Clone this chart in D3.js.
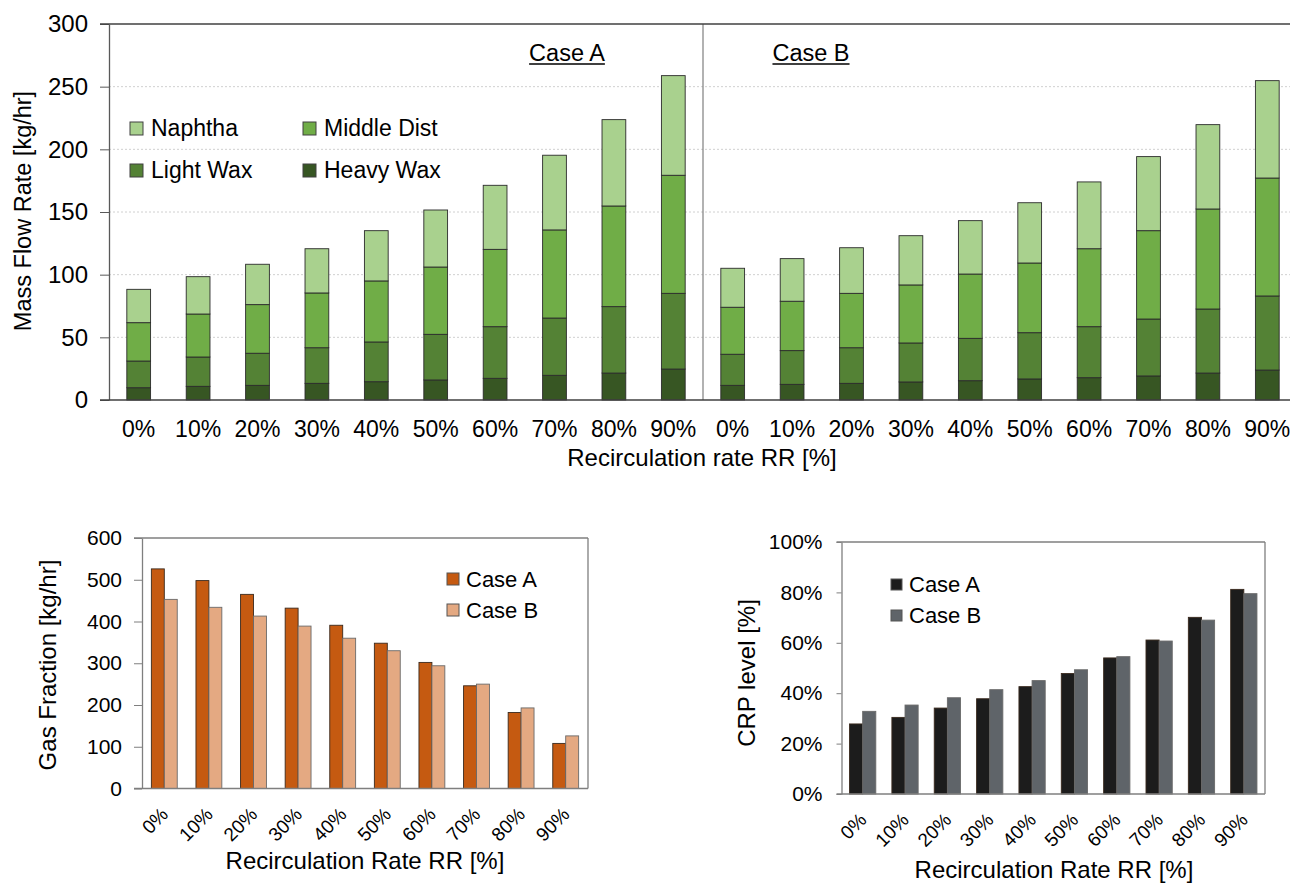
<!DOCTYPE html>
<html>
<head>
<meta charset="utf-8">
<script src="https://cdn.jsdelivr.net/npm/d3@7/dist/d3.min.js"></script>
<style>
  html, body { margin: 0; padding: 0; background: #fff; }
  svg { display: block; font-family: "Liberation Sans", Arial, sans-serif; }
</style>
</head>
<body>
<svg id="chart" width="1290" height="885"></svg>
<script>
// ---------------- DATA ----------------
const categories = ["0%","10%","20%","30%","40%","50%","60%","70%","80%","90%"];
const cases = ["Case A","Case B"];
const components = ["Heavy Wax","Light Wax","Middle Dist","Naphtha"];

// Top chart: product mass flow rate by component [kg/hr]
const caseA_heavyWax  = [9.8, 10.9, 11.7, 13.3, 14.6, 16.0, 17.3, 19.7, 21.5, 24.7];
const caseA_lightWax  = [21.3, 23.4, 25.6, 28.4, 31.7, 36.4, 41.2, 45.7, 53.0, 60.4];
const caseA_middle    = [30.6, 34.3, 38.8, 43.7, 48.7, 53.7, 61.7, 70.3, 80.3, 94.2];
const caseA_naphtha   = [26.6, 29.8, 32.2, 35.3, 40.1, 45.5, 51.1, 59.6, 68.9, 79.5];

const caseB_heavyWax  = [11.7, 12.5, 13.3, 14.4, 15.4, 16.8, 17.8, 19.2, 21.5, 23.9];
const caseB_lightWax  = [24.8, 26.9, 28.4, 31.1, 33.8, 36.9, 40.7, 45.4, 51.1, 59.1];
const caseB_middle    = [37.5, 39.4, 43.4, 46.3, 51.3, 55.6, 62.2, 70.5, 79.8, 94.1];
const caseB_naphtha   = [31.1, 34.0, 36.4, 39.3, 42.6, 48.1, 53.3, 59.1, 67.3, 77.7];

// Bottom-left: gas fraction [kg/hr]
const gasCaseA = [526, 498, 465, 432, 391, 348, 302, 246, 182, 108];
const gasCaseB = [453, 434, 413, 389, 360, 330, 294, 250, 193, 126];

// Bottom-right: CRP level [fraction]
const crpCaseA = [0.278, 0.304, 0.341, 0.378, 0.426, 0.478, 0.540, 0.611, 0.701, 0.812];
const crpCaseB = [0.328, 0.353, 0.382, 0.414, 0.450, 0.493, 0.545, 0.607, 0.690, 0.795];

// Tick labels
const topYTicks = [0, 50, 100, 150, 200, 250, 300];
const gasYTicks = [0, 100, 200, 300, 400, 500, 600];
const crpYTicks = [0, 0.2, 0.4, 0.6, 0.8, 1.0];

// ---------------- STYLE ----------------
const compColors = {
  "Naphtha": "#a9d18e",
  "Middle Dist": "#70ad47",
  "Light Wax": "#548235",
  "Heavy Wax": "#375623"
};
const gasColors = { "Case A": "#c55a11", "Case B": "#e4a982" };
const crpColors = { "Case A": "#1c1c1c", "Case B": "#5f6469" };

const svg = d3.select("#chart");
svg.append("rect").attr("width", 1290).attr("height", 885).attr("fill", "#fff");

// ================= TOP CHART =================
(function topChart() {
  const g = svg.append("g");
  const left = 109, right = 1297, top = 24, bottom = 400;
  const keys = [];
  const rows = [];
  const sources = {
    "Case A": [caseA_heavyWax, caseA_lightWax, caseA_middle, caseA_naphtha],
    "Case B": [caseB_heavyWax, caseB_lightWax, caseB_middle, caseB_naphtha]
  };
  cases.forEach(c => {
    categories.forEach((cat, i) => {
      const key = c + "|" + cat;
      keys.push(key);
      const row = { key, cat };
      components.forEach((comp, j) => row[comp] = sources[c][j][i]);
      rows.push(row);
    });
  });

  const x = d3.scaleBand().domain(keys).range([left, right]).paddingInner(0.6).paddingOuter(0.3);
  const y = d3.scaleLinear().domain([0, 300]).range([bottom, top]);

  // gridlines
  g.append("g").selectAll("line")
    .data(topYTicks.filter(t => t > 0 && t < 300))
    .join("line")
    .attr("x1", left).attr("x2", 1290)
    .attr("y1", d => y(d)).attr("y2", d => y(d))
    .attr("stroke", "#d0d0d0").attr("stroke-width", 1)
    .attr("stroke-dasharray", "2,2");

  // stacked bars
  const stack = d3.stack().keys(components)(rows);
  g.append("g").selectAll("g")
    .data(stack)
    .join("g")
    .attr("fill", d => compColors[d.key])
    .selectAll("rect")
    .data(d => d)
    .join("rect")
    .attr("x", d => x(d.data.key))
    .attr("width", x.bandwidth())
    .attr("y", d => y(d[1]))
    .attr("height", d => y(d[0]) - y(d[1]))
    .attr("stroke", "#2b2b2b")
    .attr("stroke-width", 0.9);

  // divider between cases
  const midX = (x(keys[9]) + x.bandwidth() + x(keys[10])) / 2;
  g.append("line")
    .attr("x1", midX).attr("x2", midX).attr("y1", top).attr("y2", bottom)
    .attr("stroke", "#7f7f7f").attr("stroke-width", 1.2);

  // y axis
  const yAxis = g.append("g")
    .attr("transform", `translate(${left},0)`)
    .call(d3.axisLeft(y).tickValues(topYTicks).tickSize(9).tickSizeOuter(0).tickPadding(12));
  yAxis.select(".domain").attr("stroke", "#595959").attr("stroke-width", 1.3);
  yAxis.selectAll(".tick line").attr("stroke", "#595959");
  yAxis.selectAll("text").attr("font-size", 24).attr("fill", "#000")
    .attr("font-family", "Liberation Sans, Arial, sans-serif");

  // top border and bottom axis lines
  g.append("line").attr("x1", 100).attr("x2", 1290).attr("y1", top).attr("y2", top)
    .attr("stroke", "#404040").attr("stroke-width", 1.5);
  g.append("line").attr("x1", 100).attr("x2", 1290).attr("y1", bottom).attr("y2", bottom)
    .attr("stroke", "#404040").attr("stroke-width", 1.5);

  // x tick labels
  const xAxis = g.append("g")
    .attr("transform", `translate(0,${bottom})`)
    .call(d3.axisBottom(x).tickSize(0).tickPadding(21).tickFormat(k => k.split("|")[1]));
  xAxis.select(".domain").remove();
  xAxis.selectAll("text").attr("font-size", 23).attr("fill", "#000")
    .attr("font-family", "Liberation Sans, Arial, sans-serif");

  // axis titles
  g.append("text")
    .attr("x", 702).attr("y", 466)
    .attr("text-anchor", "middle").attr("font-size", 24)
    .text("Recirculation rate RR [%]");
  g.append("text")
    .attr("transform", `translate(31,211) rotate(-90)`)
    .attr("text-anchor", "middle").attr("font-size", 23.5)
    .text("Mass Flow Rate [kg/hr]");

  // case labels (underlined)
  [["Case A", 567], ["Case B", 811]].forEach(([t, cx]) => {
    const tx = g.append("text")
      .attr("x", cx).attr("y", 61)
      .attr("text-anchor", "middle").attr("font-size", 23.5)
      .text(t);
    const w = tx.node().getComputedTextLength();
    g.append("line")
      .attr("x1", cx - w / 2).attr("x2", cx + w / 2)
      .attr("y1", 64).attr("y2", 64)
      .attr("stroke", "#000").attr("stroke-width", 1.5);
  });

  // legend
  const legendItems = [
    { name: "Naphtha", x: 130, y: 122 },
    { name: "Middle Dist", x: 303, y: 122 },
    { name: "Light Wax", x: 130, y: 164 },
    { name: "Heavy Wax", x: 303, y: 164 }
  ];
  const lg = g.append("g");
  legendItems.forEach(it => {
    lg.append("rect").attr("x", it.x).attr("y", it.y).attr("width", 13).attr("height", 13)
      .attr("fill", compColors[it.name]).attr("stroke", "#404040").attr("stroke-width", 1);
    lg.append("text").attr("x", it.x + 21).attr("y", it.y + 14)
      .attr("font-size", 23).text(it.name);
  });
})();

// ================= GROUPED BAR HELPER =================
function groupedChart(opts) {
  const g = svg.append("g");
  const { left, right, top, bottom, yDomain, yTicks, yFormat, seriesA, seriesB, colors } = opts;
  const x0 = d3.scaleBand().domain(categories).range([left, right])
    .paddingInner(opts.padIn).paddingOuter(opts.padIn / 2);
  const x1 = d3.scaleBand().domain(cases).range([0, x0.bandwidth()]);
  const y = d3.scaleLinear().domain(yDomain).range([bottom, top]);

  const data = categories.map((c, i) => ({ cat: c, values: [
    { k: "Case A", v: seriesA[i] }, { k: "Case B", v: seriesB[i] } ] }));

  g.append("g").selectAll("g").data(data).join("g")
    .attr("transform", d => `translate(${x0(d.cat)},0)`)
    .selectAll("rect").data(d => d.values).join("rect")
    .attr("x", d => x1(d.k))
    .attr("width", x1.bandwidth())
    .attr("y", d => y(d.v))
    .attr("height", d => y(yDomain[0]) - y(d.v))
    .attr("fill", d => colors[d.k])
    .attr("stroke", d => d.k === "Case A" ? "#3a2a1e" : "#6a6a6a")
    .attr("stroke-width", 0.9);

  // frame
  const frameColor = "#7f7f7f";
  g.append("line").attr("x1", left - opts.tick).attr("x2", right).attr("y1", top).attr("y2", top)
    .attr("stroke", frameColor).attr("stroke-width", 1.3);
  g.append("line").attr("x1", right).attr("x2", right).attr("y1", top).attr("y2", bottom)
    .attr("stroke", frameColor).attr("stroke-width", 1.3);
  g.append("line").attr("x1", left - opts.tick).attr("x2", right).attr("y1", bottom).attr("y2", bottom)
    .attr("stroke", frameColor).attr("stroke-width", 1.3);

  const yAxis = g.append("g").attr("transform", `translate(${left},0)`)
    .call(d3.axisLeft(y).tickValues(yTicks).tickSize(opts.tick).tickSizeOuter(0)
      .tickPadding(opts.tickPad).tickFormat(yFormat));
  yAxis.select(".domain").attr("stroke", frameColor).attr("stroke-width", 1.3);
  yAxis.selectAll(".tick line").attr("stroke", frameColor);
  yAxis.selectAll("text").attr("font-size", opts.tickFont).attr("fill", "#000")
    .attr("font-family", "Liberation Sans, Arial, sans-serif");

  // rotated x labels
  g.append("g").selectAll("text").data(categories).join("text")
    .attr("transform", d => `translate(${x0(d) + x0.bandwidth() / 2 + 5},${bottom + 27}) rotate(-45)`)
    .attr("text-anchor", "end")
    .attr("font-size", opts.xFont)
    .text(d => d);

  // titles
  g.append("text").attr("x", opts.xTitle[0]).attr("y", opts.xTitle[1])
    .attr("text-anchor", "middle").attr("font-size", 24).text("Recirculation Rate RR [%]");
  g.append("text").attr("transform", `translate(${opts.yTitle[0]},${opts.yTitle[1]}) rotate(-90)`)
    .attr("text-anchor", "middle").attr("font-size", 24).text(opts.yLabel);

  // legend
  cases.forEach((c, i) => {
    const ly = opts.legend[1] + i * 31;
    g.append("rect").attr("x", opts.legend[0]).attr("y", ly).attr("width", opts.legSq).attr("height", opts.legSq)
      .attr("fill", colors[c]).attr("stroke", "#555").attr("stroke-width", 1);
    g.append("text").attr("x", opts.legend[0] + opts.legSq + 7).attr("y", ly + opts.legSq + 2)
      .attr("font-size", 22).text(c);
  });
}

// ================= BOTTOM-LEFT =================
groupedChart({
  left: 142, right: 588, top: 538, bottom: 788.5,
  yDomain: [0, 600], yTicks: gasYTicks, yFormat: d3.format("d"),
  seriesA: gasCaseA, seriesB: gasCaseB, colors: gasColors,
  padIn: 0.42, tick: 8, tickPad: 12, tickFont: 21, xFont: 19,
  xTitle: [365, 869], yTitle: [56, 665], yLabel: "Gas Fraction [kg/hr]",
  legend: [447, 573], legSq: 12
});

// ================= BOTTOM-RIGHT =================
groupedChart({
  left: 841.5, right: 1265, top: 542, bottom: 794,
  yDomain: [0, 1], yTicks: crpYTicks, yFormat: d3.format(".0%"),
  seriesA: crpCaseA, seriesB: crpCaseB, colors: crpColors,
  padIn: 0.38, tick: 5, tickPad: 14, tickFont: 21, xFont: 19,
  xTitle: [1054, 878], yTitle: [755, 673], yLabel: "CRP level [%]",
  legend: [891, 579], legSq: 11
});
</script>
</body>
</html>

# EXERCISE DIRECTIONS:
Return only the lines running from the top of the data to the line that holds "const crpYTicks = [0, 0.2, 0.4, 0.6, 0.8, 1.0];". Include both of those lines, but skip the pictures.

# WORKED ANSWER:
Clone this chart in D3.js.
<!DOCTYPE html>
<html>
<head>
<meta charset="utf-8">
<script src="https://cdn.jsdelivr.net/npm/d3@7/dist/d3.min.js"></script>
<style>
  html, body { margin: 0; padding: 0; background: #fff; }
  svg { display: block; font-family: "Liberation Sans", Arial, sans-serif; }
</style>
</head>
<body>
<svg id="chart" width="1290" height="885"></svg>
<script>
// ---------------- DATA ----------------
const categories = ["0%","10%","20%","30%","40%","50%","60%","70%","80%","90%"];
const cases = ["Case A","Case B"];
const components = ["Heavy Wax","Light Wax","Middle Dist","Naphtha"];

// Top chart: product mass flow rate by component [kg/hr]
const caseA_heavyWax  = [9.8, 10.9, 11.7, 13.3, 14.6, 16.0, 17.3, 19.7, 21.5, 24.7];
const caseA_lightWax  = [21.3, 23.4, 25.6, 28.4, 31.7, 36.4, 41.2, 45.7, 53.0, 60.4];
const caseA_middle    = [30.6, 34.3, 38.8, 43.7, 48.7, 53.7, 61.7, 70.3, 80.3, 94.2];
const caseA_naphtha   = [26.6, 29.8, 32.2, 35.3, 40.1, 45.5, 51.1, 59.6, 68.9, 79.5];

const caseB_heavyWax  = [11.7, 12.5, 13.3, 14.4, 15.4, 16.8, 17.8, 19.2, 21.5, 23.9];
const caseB_lightWax  = [24.8, 26.9, 28.4, 31.1, 33.8, 36.9, 40.7, 45.4, 51.1, 59.1];
const caseB_middle    = [37.5, 39.4, 43.4, 46.3, 51.3, 55.6, 62.2, 70.5, 79.8, 94.1];
const caseB_naphtha   = [31.1, 34.0, 36.4, 39.3, 42.6, 48.1, 53.3, 59.1, 67.3, 77.7];

// Bottom-left: gas fraction [kg/hr]
const gasCaseA = [526, 498, 465, 432, 391, 348, 302, 246, 182, 108];
const gasCaseB = [453, 434, 413, 389, 360, 330, 294, 250, 193, 126];

// Bottom-right: CRP level [fraction]
const crpCaseA = [0.278, 0.304, 0.341, 0.378, 0.426, 0.478, 0.540, 0.611, 0.701, 0.812];
const crpCaseB = [0.328, 0.353, 0.382, 0.414, 0.450, 0.493, 0.545, 0.607, 0.690, 0.795];

// Tick labels
const topYTicks = [0, 50, 100, 150, 200, 250, 300];
const gasYTicks = [0, 100, 200, 300, 400, 500, 600];
const crpYTicks = [0, 0.2, 0.4, 0.6, 0.8, 1.0];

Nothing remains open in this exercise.